I wandered around Chinatown around lunchtime, kind of survived a difficult conversation at an otherwise lovely brunch situation, then whizzed towards the subway at Canal St. a little flustered. I’d barely rode the subway alone that whole week, if at all, and was a little worried I’d end up somewhere else entirely. My heart went faster and faster as the digital display, not always present on New York trains, cleared stop-after-stop to approach Queens. More Mets hats, more Mets jerseys, a few lonely Giants ones, began to board. I’d meet two more wonderful colleagues at Citi Field if I didn’t flub the connection, and if one of my companions managed to stroll over without any further complication. “They’ve just ordered everybody off the 7,” she texted. It’s all the acutely distressing dialogue I seem to recall most clearly.

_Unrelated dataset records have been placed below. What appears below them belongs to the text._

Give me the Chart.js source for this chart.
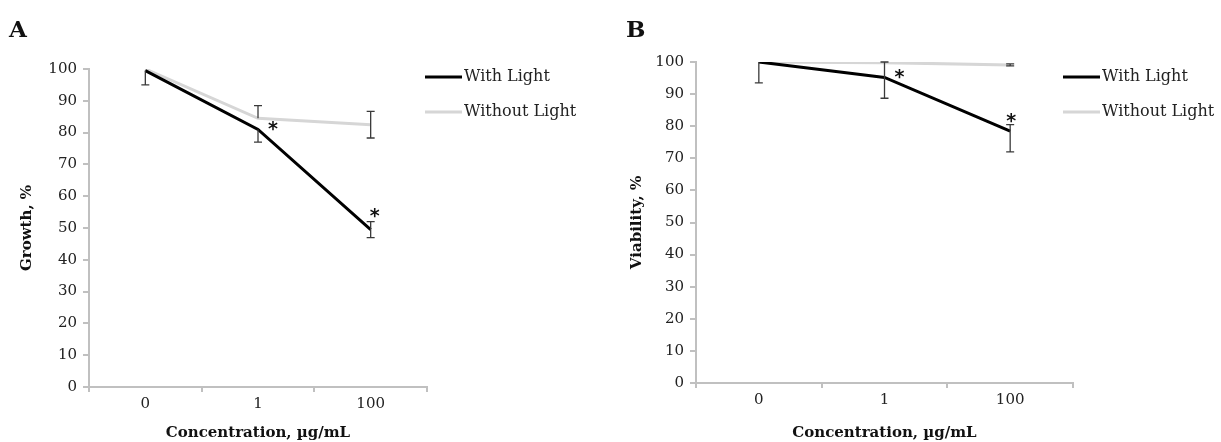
<!DOCTYPE html>
<html>
<head>
<meta charset="utf-8">
<script src="https://cdn.jsdelivr.net/npm/chart.js@4"></script>
<style>
  body { margin: 0; background: #fff; }
  .panel { position: absolute; top: 0; height: 442px; }
  #panelA { left: 0; width: 610px; }
  #panelB { left: 610px; width: 611px; }
</style>
</head>
<body>
<div class="panel" id="panelA"><canvas id="chartA"></canvas></div>
<div class="panel" id="panelB"><canvas id="chartB"></canvas></div>
<script>
const concentrations = ['0', '1', '100'];
const seriesNames = ['With Light', 'Without Light'];

// panel A - growth
const growthWithLight = [99.5, 81, 49.5];
const growthWithoutLight = [100, 84.5, 82.5];
const growthErrUpWith = [0, 0, 2.5];
const growthErrDownWith = [4.5, 4, 2.5];
const growthErrUpWithout = [0, 4, 4.2];
const growthErrDownWithout = [0, 0, 4.2];
const growthStars = [null, 82.5, 55];

// panel B - viability
const viabWithLight = [100, 95.2, 78.5];
const viabWithoutLight = [100, 99.8, 99.1];
const viabErrUpWith = [0, 4.8, 2];
const viabErrDownWith = [6.5, 6.5, 6.5];
const viabErrUpWithout = [0, 0, 0.3];
const viabErrDownWithout = [0, 0, 0.3];
const viabStars = [null, 96.5, 83];

const serif = "'DejaVu Serif', serif";
const axisGray = '#c0c0c0';

// error bars, asterisks, legend and panel letter
const extrasPlugin = {
  id: 'extras',
  afterDatasetsDraw(chart, args, opts) {
    const ctx = chart.ctx;
    const x = chart.scales.x, y = chart.scales.y;
    ctx.save();
    ctx.strokeStyle = '#3a3a3a';
    ctx.lineWidth = 1.3;
    opts.errors.forEach((err, di) => {
      const vals = chart.data.datasets[di].data;
      vals.forEach((v, i) => {
        const up = err.up[i], down = err.down[i];
        if (!up && !down) return;
        const px = x.getPixelForValue(i);
        const top = y.getPixelForValue(Math.min(v + up, 100));
        const bot = y.getPixelForValue(v - down);
        ctx.beginPath();
        ctx.moveTo(px, top); ctx.lineTo(px, bot);
        if (up) { ctx.moveTo(px - 4, top); ctx.lineTo(px + 4, top); }
        if (down) { ctx.moveTo(px - 4, bot); ctx.lineTo(px + 4, bot); }
        ctx.stroke();
      });
    });
    // asterisks
    ctx.fillStyle = '#111';
    ctx.font = "bold 19px 'DejaVu Sans', sans-serif";
    ctx.textAlign = 'center';
    ctx.textBaseline = 'middle';
    opts.stars.forEach((v, i) => {
      if (v === null) return;
      const px = x.getPixelForValue(i) + opts.starShift[i];
      ctx.fillText('*', px, y.getPixelForValue(v) + 5);
    });
    // legend
    ctx.font = '16px ' + serif;
    ctx.textAlign = 'left';
    ctx.textBaseline = 'middle';
    chart.data.datasets.forEach((ds, di) => {
      const ly = opts.legendY[di];
      const lx = chart.chartArea.right + opts.legendShift;
      ctx.strokeStyle = ds.borderColor;
      ctx.lineWidth = 3;
      ctx.beginPath();
      ctx.moveTo(lx, ly); ctx.lineTo(lx + 37, ly);
      ctx.stroke();
      ctx.fillStyle = '#222';
      ctx.fillText(ds.label, lx + 39, ly);
    });
    // panel letter
    ctx.font = "bold 23px " + serif;
    ctx.fillStyle = '#111';
    ctx.textBaseline = 'alphabetic';
    ctx.fillText(opts.letter, opts.letterX, 37);
    ctx.restore();
  }
};

function makeChart(id, cfg) {
  return new Chart(document.getElementById(id), {
    type: 'line',
    data: {
      labels: concentrations,
      datasets: [
        { label: seriesNames[0], data: cfg.withLight, borderColor: '#000', borderWidth: 3 },
        { label: seriesNames[1], data: cfg.withoutLight, borderColor: '#d6d6d6', borderWidth: 3 }
      ]
    },
    options: {
      responsive: true,
      maintainAspectRatio: false,
      animation: false,
      elements: { point: { radius: 0 }, line: { tension: 0 } },
      layout: { padding: { top: cfg.top, right: cfg.right, left: 0, bottom: 0 } },
      plugins: {
        legend: { display: false },
        tooltip: { enabled: false },
        extras: cfg.extras
      },
      scales: {
        x: {
          offset: true,
          grid: { offset: true, drawOnChartArea: false, tickLength: 5, color: axisGray, lineWidth: 2 },
          border: { color: axisGray, width: 2 },
          ticks: { font: { family: serif, size: 15 }, color: '#222', padding: 3 },
          title: { display: true, text: 'Concentration, µg/mL', font: { family: serif, size: 15, weight: 'bold' }, color: '#111', padding: { top: 0, bottom: 0 } },
          afterFit(s) { s.height = cfg.xHeight; }
        },
        y: {
          min: 0, max: 100,
          ticks: { stepSize: 10, font: { family: serif, size: 15 }, color: '#222', padding: 6 },
          grid: { drawOnChartArea: false, tickLength: 6, color: axisGray, lineWidth: 2 },
          border: { color: axisGray, width: 2 },
          title: { display: true, text: cfg.yTitle, font: { family: serif, size: 15, weight: 'bold' }, color: '#111', padding: { top: 18, bottom: 0 } },
          afterFit(s) { s.width = cfg.yWidth; }
        }
      }
    },
    plugins: [extrasPlugin]
  });
}

makeChart('chartA', {
  withLight: growthWithLight, withoutLight: growthWithoutLight,
  yTitle: 'Growth, %', top: 69, right: 183, xHeight: 55, yWidth: 89,
  extras: {
    errors: [
      { up: growthErrUpWith, down: growthErrDownWith },
      { up: growthErrUpWithout, down: growthErrDownWithout }
    ],
    stars: growthStars, starShift: [0, 15, 4],
    legendY: [77, 112], legendShift: -2, letter: 'A', letterX: 9
  }
});

makeChart('chartB', {
  withLight: viabWithLight, withoutLight: viabWithoutLight,
  yTitle: 'Viability, %', top: 62, right: 148, xHeight: 59, yWidth: 86,
  extras: {
    errors: [
      { up: viabErrUpWith, down: viabErrDownWith },
      { up: viabErrUpWithout, down: viabErrDownWithout }
    ],
    stars: viabStars, starShift: [0, 15, 1],
    legendY: [77, 112], legendShift: -10, letter: 'B', letterX: 16
  }
});
</script>
</body>
</html>
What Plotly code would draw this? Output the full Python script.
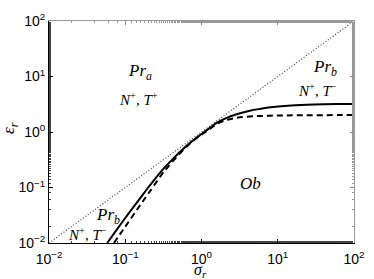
import plotly.graph_objects as go

# data
sigma_solid = [0.058, 0.08, 0.1, 0.15, 0.2, 0.3, 0.41, 0.55, 0.72, 1.0, 1.3, 1.6, 2.0, 2.75, 4.3, 6.0, 8.7, 15, 30, 60, 100]
eps_solid = [0.0100, 0.0185, 0.0282, 0.059, 0.100, 0.200, 0.315, 0.47, 0.65, 0.92, 1.20, 1.47, 1.72, 2.05, 2.42, 2.62, 2.82, 3.0, 3.12, 3.18, 3.2]
sigma_dashed = [0.071, 0.1, 0.15, 0.2, 0.3, 0.35, 0.45, 0.6, 0.8, 1.0, 1.3, 1.6, 2.0, 2.75, 4.3, 8, 20, 100]
eps_dashed = [0.0100, 0.0197, 0.044, 0.077, 0.17, 0.222, 0.33, 0.50, 0.72, 0.89, 1.15, 1.40, 1.60, 1.78, 1.90, 1.97, 2.0, 2.02]
diag = [0.01, 100]
tick_vals = [0.01, 0.1, 1, 10, 100]
tick_text = ["10<sup>−2</sup>", "10<sup>−1</sup>", "10<sup>0</sup>", "10<sup>1</sup>", "10<sup>2</sup>"]

serif = "Liberation Serif"
fig = go.Figure()
fig.add_trace(go.Scatter(x=diag, y=diag, mode="lines",
                         line=dict(color="#444", width=1.2, dash="1px,2px"), showlegend=False))
fig.add_trace(go.Scatter(x=sigma_dashed, y=eps_dashed, mode="lines",
                         line=dict(color="black", width=2, dash="6px,4px", shape="spline"), showlegend=False))
fig.add_trace(go.Scatter(x=sigma_solid, y=eps_solid, mode="lines",
                         line=dict(color="black", width=2, shape="spline"), showlegend=False))

axis_common = dict(type="log", range=[-2, 2], tickvals=tick_vals, ticktext=tick_text,
                   ticks="inside", ticklen=4, tickcolor="black", showgrid=False, zeroline=False,
                   showline=True, linecolor="black", linewidth=1, automargin=False,
                   tickfont=dict(family="Liberation Sans", size=14, color="black"),
                   minor=dict(ticks="inside", ticklen=2, tickcolor="#444", showgrid=False))
sec_common = dict(type="log", range=[-2, 2], tickvals=tick_vals, showticklabels=False,
                  ticks="inside", ticklen=4, tickcolor="#888", automargin=False,
                  showline=True, linecolor="#999", showgrid=False, zeroline=False,
                  minor=dict(ticks="inside", ticklen=2, tickcolor="#999"))
fig.update_layout(
    width=374, height=279, margin=dict(l=49, r=20, t=21, b=36),
    plot_bgcolor="white", paper_bgcolor="white",
    xaxis=dict(**axis_common, ticklabelstandoff=3),
    yaxis=dict(**axis_common),
    xaxis2=dict(**sec_common, overlaying="x", side="top"),
    yaxis2=dict(**sec_common, overlaying="y", side="right"),
)
# dummy trace to activate secondary axes
fig.add_trace(go.Scatter(x=[None], y=[None], xaxis="x2", yaxis="y2", showlegend=False))

# axis titles
fig.add_annotation(x=0.498, y=-0.125, xref="paper", yref="paper", text="<i>σ<sub>r</sub></i>",
                   showarrow=False, yanchor="middle", borderpad=0,
                   font=dict(family=serif, size=16, color="black"))
fig.add_annotation(x=-0.128, y=0.518, xref="paper", yref="paper", text="<i>ε<sub>r</sub></i>",
                   showarrow=False, textangle=-90, xanchor="center",
                   font=dict(family=serif, size=17, color="black"))

def ann(x, y, text, size):
    fig.add_annotation(x=x, y=y, xref="x", yref="y", text=text, showarrow=False,
                       font=dict(family=serif, size=size, color="black"))

ann(-0.807, 1.081, "<i>Pr<sub>a</sub></i>", 17)
ann(-0.82, 0.595, "<i>N</i><sup>+</sup>, <i>T</i><sup>+</sup>", 15)
ann(1.62, 1.153, "<i>Pr<sub>b</sub></i>", 17)
ann(1.515, 0.757, "<i>N</i><sup>+</sup>, <i>T</i><sup>−</sup>", 15)
ann(0.649, -0.92, "<i>Ob</i>", 17)
ann(-1.226, -1.51, "<i>Pr<sub>b</sub></i>", 17)
ann(-1.49, -1.84, "<i>N</i><sup>+</sup>, <i>T</i><sup>−</sup>", 15)

fig.write_html("out.html", config={"displayModeBar": False},
               post_script="document.body.style.margin='0';document.body.style.overflow='hidden';")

I said to you on our call yesterday that for the last few stops, now packed with Mets orange-and-blue, I thought I rode right into panels I’d seen in the Spider-Man comics of my youth. My heart spun around in my chest to the steady drums of ‘Brandy Alexander’ by the Walkmen; Nas, the Ombudsman of Queensbridge, smacked my eardrums just before I breezed down all the stairs at Mets-Willets Point.
Maybe it was that vexing but mostly lovely brunch. Maybe it was the nerve of the idea that I was spending a Saturday afternoon in Queens. Maybe it was the fact that it had taken so long in my life to get here, and that it might take just as long to ever get back. Maybe it was walking down amongst all the Mets faithful, in that familiar, purposeful march of sports fans – be it football, hoops, you name it – swaggering towards duty in the final minutes before battle begins. Almost for sure it was all those signs, assuring me I could turn off the Maps app now; I could finally stop wondering if I’d travelled in the right direction. No one saw me cry just because everywhere in the air above my head it unreservedly said ‘Mets Baseball’.
I heard the speakers blast ‘My Girl’ when Francisco Lindor, Mr. Smiles himself, stepped out for his first at-bat. I missed a Pete Alonso homer going down to fetch homegirl, and homeboy too, but honestly I didn’t care. I was home, lad.